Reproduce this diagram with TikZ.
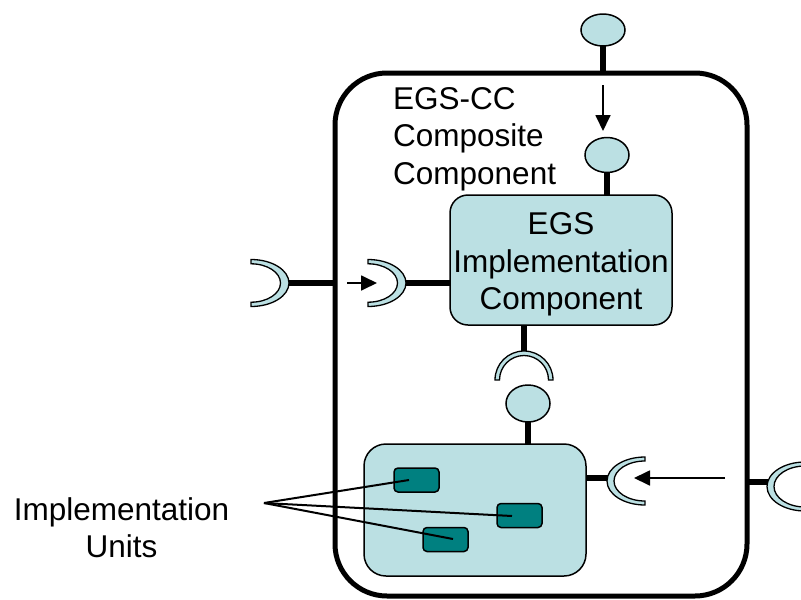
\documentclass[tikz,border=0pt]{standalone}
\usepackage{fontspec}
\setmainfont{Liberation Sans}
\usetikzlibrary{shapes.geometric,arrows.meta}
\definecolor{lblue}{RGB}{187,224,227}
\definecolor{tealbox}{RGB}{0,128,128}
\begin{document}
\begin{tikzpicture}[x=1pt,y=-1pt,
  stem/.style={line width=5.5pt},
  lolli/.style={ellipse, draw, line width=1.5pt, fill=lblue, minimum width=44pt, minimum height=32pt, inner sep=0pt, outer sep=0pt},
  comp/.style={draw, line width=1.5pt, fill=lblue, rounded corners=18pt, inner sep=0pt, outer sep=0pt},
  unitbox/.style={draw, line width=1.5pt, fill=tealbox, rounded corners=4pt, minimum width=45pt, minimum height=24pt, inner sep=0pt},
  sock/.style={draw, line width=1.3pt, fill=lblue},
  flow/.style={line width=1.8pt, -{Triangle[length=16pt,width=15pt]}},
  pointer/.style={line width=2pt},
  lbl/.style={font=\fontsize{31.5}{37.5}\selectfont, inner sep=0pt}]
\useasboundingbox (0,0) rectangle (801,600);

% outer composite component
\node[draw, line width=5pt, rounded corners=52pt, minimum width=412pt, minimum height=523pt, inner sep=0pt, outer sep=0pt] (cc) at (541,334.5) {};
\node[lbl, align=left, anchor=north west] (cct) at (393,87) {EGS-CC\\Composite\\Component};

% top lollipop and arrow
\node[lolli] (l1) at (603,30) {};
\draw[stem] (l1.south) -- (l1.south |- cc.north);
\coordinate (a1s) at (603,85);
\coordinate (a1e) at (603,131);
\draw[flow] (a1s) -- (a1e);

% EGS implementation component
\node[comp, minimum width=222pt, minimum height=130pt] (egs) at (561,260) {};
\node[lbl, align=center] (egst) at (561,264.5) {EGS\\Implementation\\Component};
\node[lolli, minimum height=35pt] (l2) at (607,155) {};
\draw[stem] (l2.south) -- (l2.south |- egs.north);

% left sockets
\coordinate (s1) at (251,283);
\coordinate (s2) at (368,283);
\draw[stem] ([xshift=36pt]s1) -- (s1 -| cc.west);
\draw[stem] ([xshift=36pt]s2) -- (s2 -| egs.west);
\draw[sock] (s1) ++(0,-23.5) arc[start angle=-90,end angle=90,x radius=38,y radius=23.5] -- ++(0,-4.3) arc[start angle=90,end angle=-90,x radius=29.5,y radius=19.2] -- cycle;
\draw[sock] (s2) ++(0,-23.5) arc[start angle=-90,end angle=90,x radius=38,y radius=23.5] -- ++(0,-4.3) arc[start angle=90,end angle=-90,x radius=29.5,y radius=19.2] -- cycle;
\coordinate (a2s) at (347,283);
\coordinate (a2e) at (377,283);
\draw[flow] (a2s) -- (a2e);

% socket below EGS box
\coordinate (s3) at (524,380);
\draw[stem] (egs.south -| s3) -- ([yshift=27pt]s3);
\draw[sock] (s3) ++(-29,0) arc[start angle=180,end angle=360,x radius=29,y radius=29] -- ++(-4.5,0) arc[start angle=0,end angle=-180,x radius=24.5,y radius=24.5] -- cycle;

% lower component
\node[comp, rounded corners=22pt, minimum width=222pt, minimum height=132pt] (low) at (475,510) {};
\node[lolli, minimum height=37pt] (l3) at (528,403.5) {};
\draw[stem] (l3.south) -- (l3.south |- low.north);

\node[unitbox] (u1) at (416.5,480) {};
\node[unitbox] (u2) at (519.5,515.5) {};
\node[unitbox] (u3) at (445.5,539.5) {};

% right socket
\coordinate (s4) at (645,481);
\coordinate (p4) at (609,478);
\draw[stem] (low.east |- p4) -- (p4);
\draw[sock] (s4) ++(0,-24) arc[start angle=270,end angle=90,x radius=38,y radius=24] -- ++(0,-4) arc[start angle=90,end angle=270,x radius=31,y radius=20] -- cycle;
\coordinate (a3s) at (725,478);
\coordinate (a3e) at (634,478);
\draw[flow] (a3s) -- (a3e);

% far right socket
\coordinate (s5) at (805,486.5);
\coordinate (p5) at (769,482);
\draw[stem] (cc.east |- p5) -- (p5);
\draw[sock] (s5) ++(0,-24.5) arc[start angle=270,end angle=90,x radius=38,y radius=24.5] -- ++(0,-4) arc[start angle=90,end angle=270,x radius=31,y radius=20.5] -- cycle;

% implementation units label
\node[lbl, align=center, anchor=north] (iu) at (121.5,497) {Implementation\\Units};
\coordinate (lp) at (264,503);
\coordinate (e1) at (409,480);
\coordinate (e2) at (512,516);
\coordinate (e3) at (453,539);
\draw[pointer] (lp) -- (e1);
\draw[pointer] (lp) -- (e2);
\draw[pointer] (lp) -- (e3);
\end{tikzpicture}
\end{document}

---

## DIRECTIONS FOR THIS TASK
Leave out the pictures and restate everything else word for word.

## TASK ANSWER
Reproduce this diagram with TikZ.
\documentclass[tikz,border=0pt]{standalone}
\usepackage{fontspec}
\setmainfont{Liberation Sans}
\usetikzlibrary{shapes.geometric,arrows.meta}
\definecolor{lblue}{RGB}{187,224,227}
\definecolor{tealbox}{RGB}{0,128,128}
\begin{document}
\begin{tikzpicture}[x=1pt,y=-1pt,
  stem/.style={line width=5.5pt},
  lolli/.style={ellipse, draw, line width=1.5pt, fill=lblue, minimum width=44pt, minimum height=32pt, inner sep=0pt, outer sep=0pt},
  comp/.style={draw, line width=1.5pt, fill=lblue, rounded corners=18pt, inner sep=0pt, outer sep=0pt},
  unitbox/.style={draw, line width=1.5pt, fill=tealbox, rounded corners=4pt, minimum width=45pt, minimum height=24pt, inner sep=0pt},
  sock/.style={draw, line width=1.3pt, fill=lblue},
  flow/.style={line width=1.8pt, -{Triangle[length=16pt,width=15pt]}},
  pointer/.style={line width=2pt},
  lbl/.style={font=\fontsize{31.5}{37.5}\selectfont, inner sep=0pt}]
\useasboundingbox (0,0) rectangle (801,600);

% outer composite component
\node[draw, line width=5pt, rounded corners=52pt, minimum width=412pt, minimum height=523pt, inner sep=0pt, outer sep=0pt] (cc) at (541,334.5) {};
\node[lbl, align=left, anchor=north west] (cct) at (393,87) {EGS-CC\\Composite\\Component};

% top lollipop and arrow
\node[lolli] (l1) at (603,30) {};
\draw[stem] (l1.south) -- (l1.south |- cc.north);
\coordinate (a1s) at (603,85);
\coordinate (a1e) at (603,131);
\draw[flow] (a1s) -- (a1e);

% EGS implementation component
\node[comp, minimum width=222pt, minimum height=130pt] (egs) at (561,260) {};
\node[lbl, align=center] (egst) at (561,264.5) {EGS\\Implementation\\Component};
\node[lolli, minimum height=35pt] (l2) at (607,155) {};
\draw[stem] (l2.south) -- (l2.south |- egs.north);

% left sockets
\coordinate (s1) at (251,283);
\coordinate (s2) at (368,283);
\draw[stem] ([xshift=36pt]s1) -- (s1 -| cc.west);
\draw[stem] ([xshift=36pt]s2) -- (s2 -| egs.west);
\draw[sock] (s1) ++(0,-23.5) arc[start angle=-90,end angle=90,x radius=38,y radius=23.5] -- ++(0,-4.3) arc[start angle=90,end angle=-90,x radius=29.5,y radius=19.2] -- cycle;
\draw[sock] (s2) ++(0,-23.5) arc[start angle=-90,end angle=90,x radius=38,y radius=23.5] -- ++(0,-4.3) arc[start angle=90,end angle=-90,x radius=29.5,y radius=19.2] -- cycle;
\coordinate (a2s) at (347,283);
\coordinate (a2e) at (377,283);
\draw[flow] (a2s) -- (a2e);

% socket below EGS box
\coordinate (s3) at (524,380);
\draw[stem] (egs.south -| s3) -- ([yshift=27pt]s3);
\draw[sock] (s3) ++(-29,0) arc[start angle=180,end angle=360,x radius=29,y radius=29] -- ++(-4.5,0) arc[start angle=0,end angle=-180,x radius=24.5,y radius=24.5] -- cycle;

% lower component
\node[comp, rounded corners=22pt, minimum width=222pt, minimum height=132pt] (low) at (475,510) {};
\node[lolli, minimum height=37pt] (l3) at (528,403.5) {};
\draw[stem] (l3.south) -- (l3.south |- low.north);

\node[unitbox] (u1) at (416.5,480) {};
\node[unitbox] (u2) at (519.5,515.5) {};
\node[unitbox] (u3) at (445.5,539.5) {};

% right socket
\coordinate (s4) at (645,481);
\coordinate (p4) at (609,478);
\draw[stem] (low.east |- p4) -- (p4);
\draw[sock] (s4) ++(0,-24) arc[start angle=270,end angle=90,x radius=38,y radius=24] -- ++(0,-4) arc[start angle=90,end angle=270,x radius=31,y radius=20] -- cycle;
\coordinate (a3s) at (725,478);
\coordinate (a3e) at (634,478);
\draw[flow] (a3s) -- (a3e);

% far right socket
\coordinate (s5) at (805,486.5);
\coordinate (p5) at (769,482);
\draw[stem] (cc.east |- p5) -- (p5);
\draw[sock] (s5) ++(0,-24.5) arc[start angle=270,end angle=90,x radius=38,y radius=24.5] -- ++(0,-4) arc[start angle=90,end angle=270,x radius=31,y radius=20.5] -- cycle;

% implementation units label
\node[lbl, align=center, anchor=north] (iu) at (121.5,497) {Implementation\\Units};
\coordinate (lp) at (264,503);
\coordinate (e1) at (409,480);
\coordinate (e2) at (512,516);
\coordinate (e3) at (453,539);
\draw[pointer] (lp) -- (e1);
\draw[pointer] (lp) -- (e2);
\draw[pointer] (lp) -- (e3);
\end{tikzpicture}
\end{document}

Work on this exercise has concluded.